3 Which in turn consists of "all public investors who purchased and/or sold shares of stock listed on a U.S.-based exchange or alternate trading venue between April 18, 2009 and the present and were injured thereby." So it would presumably include, among a zillion others, the HFT and brokerage defendants? I don't know.
Most retirement savings, such as public and private pension funds or 401(k) and individual retirement accounts in the United States, are invested in mutual funds, the most popular of which are index funds which periodically "rebalance" or adjust their portfolio to account for current prices and market capitalization of the underlying securities in the stock or other index that they track. This allows trading algorithms to anticipate and trade ahead of stock price movements caused by mutual fund rebalancing, making a profit on advance knowledge of the large institutional block orders. This results in profits being transferred from investors to algorithmic traders, estimated to be at least 21 to 28 basis points annually for S&P 500 index funds, and at least 38 to 77 basis points per year for Russell 2000 funds.

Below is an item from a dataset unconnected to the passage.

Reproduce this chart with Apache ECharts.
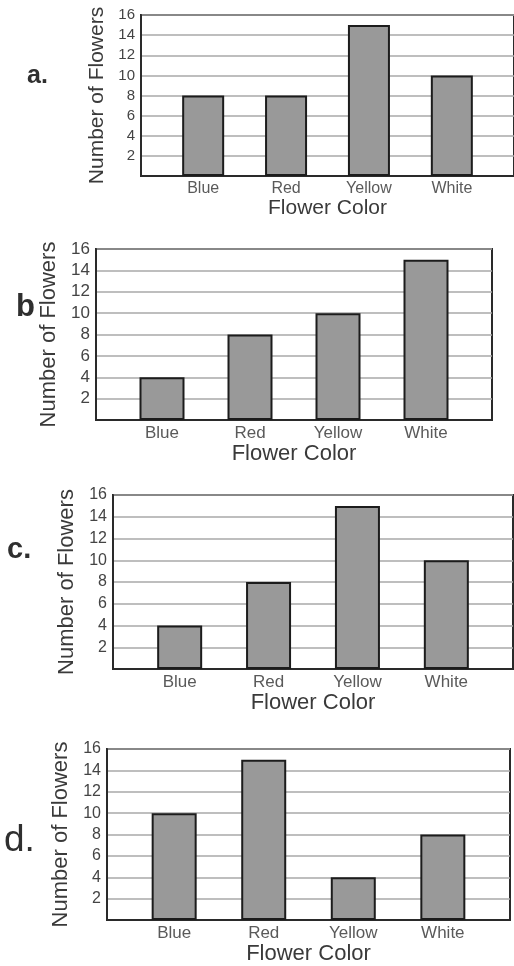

I do not get it. Index rebalancing is public information. If you have a computer that does the math and calculates that people will be buying a lot of stock on an index add, and you buy some of that stock to profit from that calculation -- what is illegal or fraudulent or whatever about that? This is not in the book, by the way; they came up with this on their own.
5 From John Gapper's review of "Flash Boys":
Even Katsuyama comes round to the HFT villains towards the end. “I hate them a lot less than before we started,” Lewis quotes him as saying. “This is not their fault. I think most of them have just rationalised that the market is creating the inefficiencies and they are just capitalising on them. Really, it’s brilliant what they have done.”
Indeed, as Lewis explains, much of their behaviour was perfectly in line with regulations – the Securities and Exchange Commission deliberately tried to weaken the monopoly power of large exchanges to create more competition.